Reflections on 13/11/2015 from the heart of Islam.

A few days have passed since the heartbreaking attacks on the people of the city of Paris. And Lebanon. And Baghdad. I have had some time to absorb, to mourn, but there will never be enough time to understand this kind of hate-filled action of destruction. 

I want to start by explaining that I am not religious. I do not follow any religion, I do not condem or mock those who do, it’s just not for me. I believe in the universe, I believe in humanity and I believe in kindness – for me, this is enough. I live in a Muslim country – in Saudi Arabia, and following some of the uneducated, cruel, racist and deluded comments I have read on my social media from people from my home country – I am shocked and saddened at the blinkered views of some of the people I have left behind in the UK. It is those comments which have spurred me to write down what really should be immediately obvious to everyone who has half a brain. 

The truth is as follows.

1. Refugees claiming asylum in Britain and the rest of Europe are NOT TO BLAME.

I honestly can’t believe I had to write that. It is laughable. Let me spell it out to you – these poor souls are trying to come to our countries to get away from these people. Refugees in crisis are trying to get somewhere safe to protect their families away from the same militant movement that are causing death and destruction in their home countries. Closing our gates to the people who need help only serves to drive them back towards the people who crave hate and disarray. And if they want to attack Paris, Lebanon, Sharm, they will do so whether or not refugees are being welcomed there. duh.

2. Muslim communities or anyone who peacefully follows Islam are not to blame.

I have the authority here okay, just trust me. Afterall I live in what is referred to as the heart of Islam – Saudi Arabia. I have many Muslim friends here and all are sickened and angered by these attacks as much as any non-Muslim. Islam is a beautiful and peaceful religion – unfortunately some people have twisted this religion into something far removed and unrecognisable and THIS is the mask they hide behind. They are not doing what the qu’ran tells them to do, they are not supported by other Muslims who follow their faith correctly – they are on a campaign of hate and destruction which does not follow any kind of path. There was a bomb in Lebanon this weekend, claimed by Isis. Do you think they would be harming fellow Muslims if they were following any kind of Islamic law?! Obviously not. 

3. Misguided, frustrated and angry militants with misplaced ideologies and a campaign of indiscriminate hate and violence are to blame .

They have their own agenda of hate and terror that is NOT shared by the overwhelming majority of the world. Yes they claim their actions are in support of Islam – but see my above point, this is not an Islam that is recognised by any true Muslim. These people will commit these acts regardless of the fact that it so evidently flies in the face of what is said in the qu’ran because they are full of hate. 
Spreading hatred amongst our communities, outracizing people based on religion, turning those in need away from our countries and back to their destroyed, dangerous homes is what the militants want. Then, they can say ‘see we told you, the west hates us – they are not our friends, they do not care for you, we must make them pay’ and if one person comes round to that way of thinking – after being pushed out of Britain, after being made to feel uncomfortable or in danger because of their religion- if just one person believes them and make the decision to support them, then they have won.

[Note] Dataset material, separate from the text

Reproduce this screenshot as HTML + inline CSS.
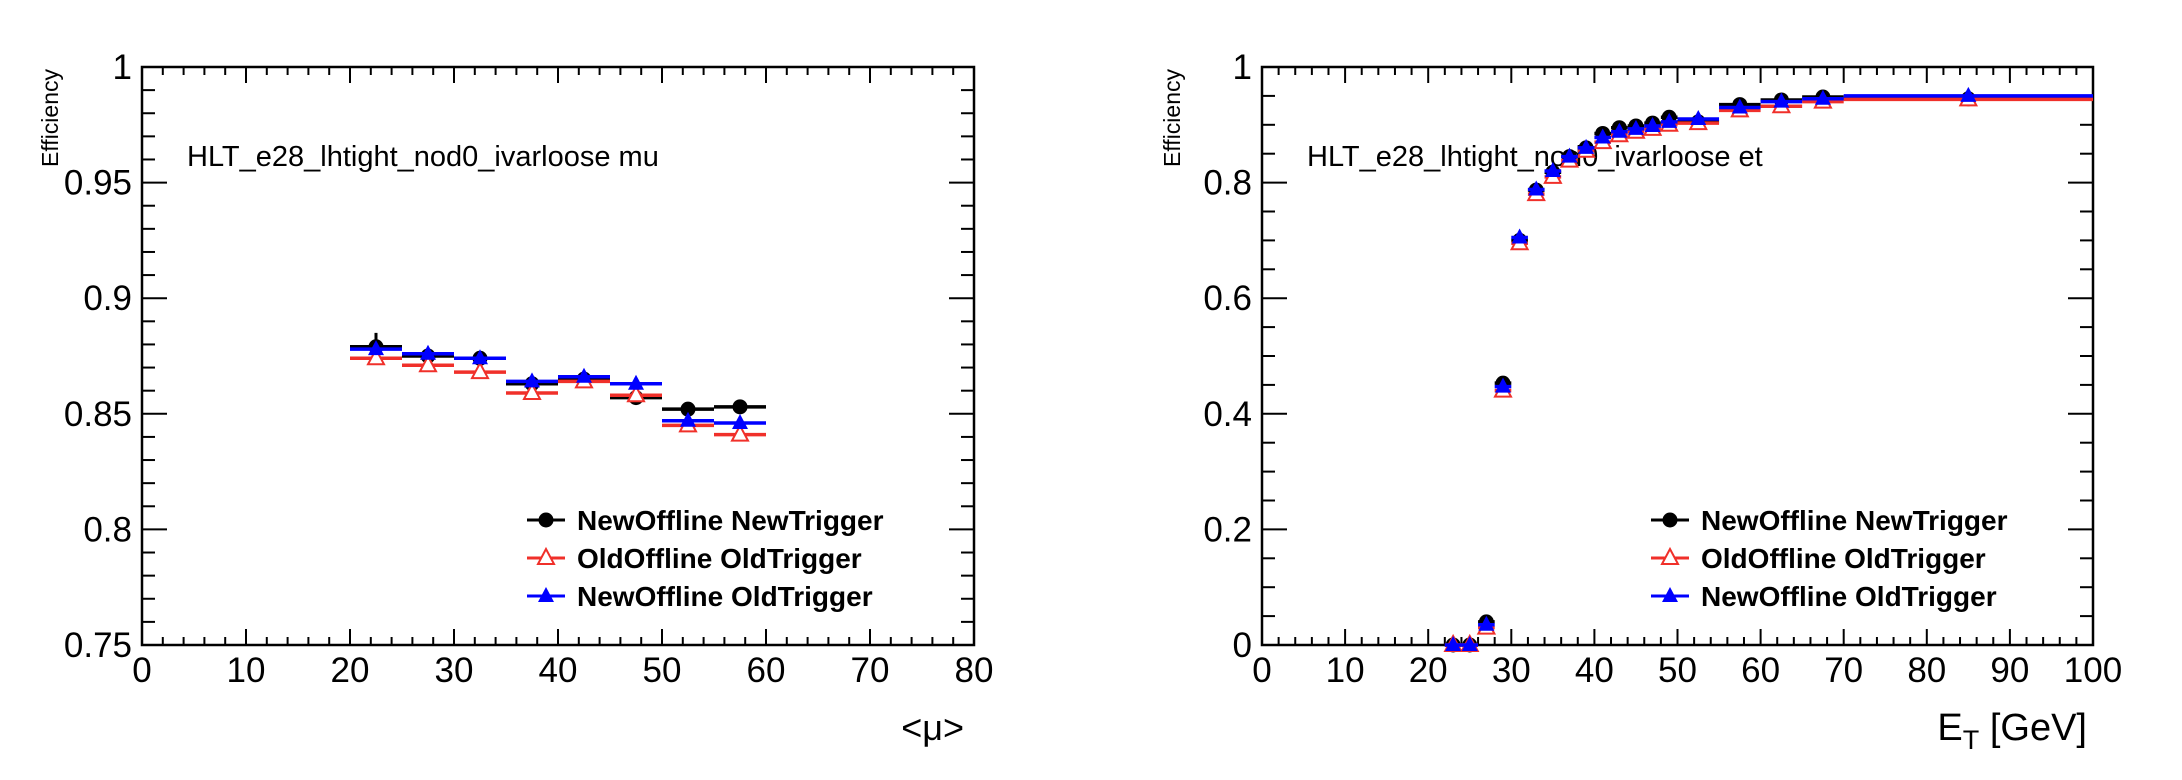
<!DOCTYPE html>
<html><head><meta charset="utf-8">
<style>
html,body{margin:0;padding:0;background:#fff;}
svg{display:block;}
text{font-family:"Liberation Sans",Arial,sans-serif;}
</style></head>
<body>
<svg id="chart" width="2182" height="780" viewBox="0 0 2182 780" xmlns="http://www.w3.org/2000/svg"></svg>
<script>
// ---- Left plot data (<mu>) ----
const muBinLo = [20,25,30,35,40,45,50,55];
const muBinHi = [25,30,35,40,45,50,55,60];
const muNewNew = [0.879,0.875,0.874,0.863,0.865,0.857,0.852,0.853];
const muNewNewErr = [0.006,0.002,0.003,0.002,0.002,0.003,0.003,0.002];
const muOldOld = [0.874,0.871,0.868,0.859,0.864,0.858,0.845,0.841];
const muNewOld = [0.878,0.876,0.874,0.864,0.866,0.863,0.847,0.846];
const muXTicks = [0,10,20,30,40,50,60,70,80];
const muYTicks = [0.75,0.8,0.85,0.9,0.95,1];
const muYTickLabels = ["0.75","0.8","0.85","0.9","0.95","1"];

// ---- Right plot data (E_T) ----
const etBinLo = [22,24,26,28,30,32,34,36,38,40,42,44,46,48,50,55,60,65,70];
const etBinHi = [24,26,28,30,32,34,36,38,40,42,44,46,48,50,55,60,65,70,100];
const etNewNew = [0,0,0.04,0.453,0.70,0.787,0.818,0.845,0.86,0.885,0.895,0.898,0.903,0.913,0.905,0.935,0.943,0.948,0.945];
const etNewNewErr = [0.004,0.004,0.004,0.006,0.006,0.005,0.005,0.004,0.004,0.004,0.004,0.004,0.004,0.004,0.003,0.003,0.003,0.003,0.002];
const etOldOld = [0,0,0.03,0.44,0.695,0.78,0.81,0.838,0.855,0.87,0.882,0.888,0.893,0.9,0.903,0.925,0.932,0.94,0.944];
const etNewOld = [0,0,0.035,0.447,0.705,0.788,0.82,0.845,0.86,0.878,0.888,0.893,0.898,0.905,0.91,0.93,0.94,0.945,0.95];
const etXTicks = [0,10,20,30,40,50,60,70,80,90,100];
const etYTicks = [0,0.2,0.4,0.6,0.8,1];
const etYTickLabels = ["0","0.2","0.4","0.6","0.8","1"];

const legendLabels = ["NewOffline NewTrigger","OldOffline OldTrigger","NewOffline OldTrigger"];

const NS = "http://www.w3.org/2000/svg";
const svg = document.getElementById('chart');
function mk(tag, attrs, parent){
  const e = document.createElementNS(NS, tag);
  for (const k in attrs) e.setAttribute(k, attrs[k]);
  (parent||svg).appendChild(e);
  return e;
}

function drawPlot(cfg){
  const g = mk('g', {});
  
  
  const X = v => cfg.x0 + (v - cfg.xmin) / (cfg.xmax - cfg.xmin) * (cfg.x1 - cfg.x0);
  const Y = v => cfg.y1 - (v - cfg.ymin) / (cfg.ymax - cfg.ymin) * (cfg.y1 - cfg.y0);

  const nX = Math.round((cfg.xmax - cfg.xmin) / cfg.xMinor);
  for (let i = 0; i <= nX; i++){
    const v = cfg.xmin + i*cfg.xMinor;
    const major = Math.abs(v/cfg.xMajor - Math.round(v/cfg.xMajor)) < 1e-6;
    const L = major ? 16 : 8;
    const t1 = mk('line', {x1:X(v), x2:X(v), y1:cfg.y1, y2:cfg.y1-L, stroke:'#000','stroke-width':2}, g);
    
    
    const t2 = mk('line', {x1:X(v), x2:X(v), y1:cfg.y0, y2:cfg.y0+L, stroke:'#000','stroke-width':2}, g);
    
    
  }
  const nY = Math.round((cfg.ymax - cfg.ymin) / cfg.yMinor);
  for (let i = 0; i <= nY; i++){
    const v = cfg.ymin + i*cfg.yMinor;
    const major = Math.abs(v/cfg.yMajor - Math.round(v/cfg.yMajor)) < 1e-6;
    const L = major ? 25 : 13;
    const t1 = mk('line', {x1:cfg.x0, x2:cfg.x0+L, y1:Y(v), y2:Y(v), stroke:'#000','stroke-width':2}, g);
    
    
    const t2 = mk('line', {x1:cfg.x1, x2:cfg.x1-L, y1:Y(v), y2:Y(v), stroke:'#000','stroke-width':2}, g);
    
    
  }
  const fr = mk('rect', {x:cfg.x0, y:cfg.y0, width:cfg.x1-cfg.x0, height:cfg.y1-cfg.y0, fill:'none', stroke:'#000','stroke-width':2.5}, g);
  
  

  cfg.xTicks.forEach(v => {
    const t = mk('text', {x:X(v), y:682, 'font-size':35, 'text-anchor':'middle', fill:'#000'}, g);
    t.textContent = String(v);
    
    
  });
  cfg.yTicks.forEach((v,i) => {
    const t = mk('text', {x:cfg.x0-10, y:Y(v)+12, 'font-size':35, 'text-anchor':'end', fill:'#000'}, g);
    t.textContent = cfg.yTickLabels[i];
    
    
  });
  const yt = mk('text', {x:0, y:0, 'font-size':23, 'text-anchor':'end', fill:'#000',
    transform:`translate(${cfg.yTitleX},${cfg.y0+2}) rotate(-90)`}, g);
  yt.textContent = 'Efficiency';
  
  
  const xt = mk('text', {x:cfg.xTitleRight, y:740, 'font-size':cfg.xTitleSub?38:36, 'text-anchor':'end', fill:'#000'}, g);
  
  
  if (cfg.xTitleSub){
    xt.appendChild(document.createTextNode('E'));
    const ts = mk('tspan', {'font-size':27, dy:9}, xt);
    ts.textContent = 'T';
    const ts2 = mk('tspan', {dy:-9}, xt);
    ts2.textContent = ' [GeV]';
  } else {
    xt.textContent = cfg.xTitle;
  }
  const an = mk('text', {x:cfg.annX, y:166, 'font-size':29, fill:'#000'}, g);
  an.textContent = cfg.annotation;
  
  

  const series = [
    {vals:cfg.s1, err:cfg.s1err, color:'#000', marker:'circle', name:'newoffline-newtrigger'},
    {vals:cfg.s2, err:null, color:'#f0302a', marker:'open-tri', name:'oldoffline-oldtrigger'},
    {vals:cfg.s3, err:null, color:'#0000ff', marker:'tri', name:'newoffline-oldtrigger'}
  ];
  series.forEach(s => {
    const sg = mk('g', {}, g);
    
    
    s.vals.forEach((v,i) => {
      const cx = X((cfg.lo[i]+cfg.hi[i])/2), cy = Y(v);
      const hl = mk('line', {x1:X(cfg.lo[i]), x2:X(cfg.hi[i]), y1:cy, y2:cy, stroke:s.color,'stroke-width':3.5}, sg);
      
      
      if (s.err){
        const el = mk('line', {x1:cx, x2:cx, y1:Y(v+s.err[i]), y2:Y(v-s.err[i]), stroke:s.color,'stroke-width':3}, sg);
        
        
      }
      drawMarker(sg, s.marker, cx, cy, s.color);
    });
  });

  const lg = mk('g', {}, g);
  
  
  const rowsY = [520, 558, 596];
  series.forEach((s,i) => {
    const eg = mk('g', {}, lg);
    
    
    mk('line', {x1:cfg.legX, x2:cfg.legX+38, y1:rowsY[i], y2:rowsY[i], stroke:s.color, 'stroke-width':3}, eg);
    drawMarker(eg, s.marker, cfg.legX+19, rowsY[i], s.color);
    const t = mk('text', {x:cfg.legX+50, y:rowsY[i]+10, 'font-size':28, 'font-weight':'bold', fill:'#000'}, eg);
    t.textContent = legendLabels[i];
  });
}

function drawMarker(parent, type, cx, cy, color){
  let m;
  if (type === 'circle'){
    m = mk('circle', {cx:cx, cy:cy, r:7.5, fill:color}, parent);
  } else {
    const h = 15, w = 16;
    const pts = `${cx},${cy-h*0.6} ${cx-w/2},${cy+h*0.4} ${cx+w/2},${cy+h*0.4}`;
    if (type === 'tri') m = mk('polygon', {points:pts, fill:color}, parent);
    else m = mk('polygon', {points:pts, fill:'#fff', stroke:color, 'stroke-width':2}, parent);
  }
  
  
}

drawPlot({
  name:'mu-efficiency-plot', x0:142, x1:974, y0:67, y1:645,
  xmin:0, xmax:80, ymin:0.75, ymax:1,
  xMajor:10, xMinor:2, yMajor:0.05, yMinor:0.01,
  xTicks:muXTicks, yTicks:muYTicks, yTickLabels:muYTickLabels,
  yTitleX:58, xTitle:'<\u03bc>', xTitleRight:964,
  annX:187, annotation:'HLT_e28_lhtight_nod0_ivarloose mu',
  lo:muBinLo, hi:muBinHi, s1:muNewNew, s1err:muNewNewErr, s2:muOldOld, s3:muNewOld,
  legX:527
});
drawPlot({
  name:'et-efficiency-plot', x0:1262, x1:2093, y0:67, y1:645,
  xmin:0, xmax:100, ymin:0, ymax:1,
  xMajor:10, xMinor:2, yMajor:0.2, yMinor:0.05,
  xTicks:etXTicks, yTicks:etYTicks, yTickLabels:etYTickLabels,
  yTitleX:1180, xTitleSub:true, xTitleRight:2087,
  annX:1307, annotation:'HLT_e28_lhtight_nod0_ivarloose et',
  lo:etBinLo, hi:etBinHi, s1:etNewNew, s1err:etNewNewErr, s2:etOldOld, s3:etNewOld,
  legX:1651
});
</script>
</body></html>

Do not let them win. Do not give them what they want.


2 thoughts on “Reflections on 13/11/2015 from the heart of Islam.

  1. Hi. Great blog.

    I’m contemplating a move to KAUST and was curious about your thoughts on how secure/safe it is on the campus?

    Thanks in advance


    1. Hi Dan, nice to hear from you.

      KAUST takes security very seriously and they have excellent measures in place on campus – no one is able to come into KAUST without the correct pass and there are a number of security gates/checkpoints before any vehicles are allowed on site. There is a highly trained security team 24 hours a day and campus is patrolled.
      Obviously this is just my opinion but I truly believe it’s very safe here, I certainly feel safe. It’s obviously a concern especially with the turbulence that the Middle East as a whole is experiencing but I would not be here if I didn’t think I was secure.
      Going out of campus and into Jeddah etc I haven’t felt unsafe at all (well maybe on the roads but that’s more down to the ludicrous driving over here!).

      Hope this helps, let me know if you have any questions and good luck with your move!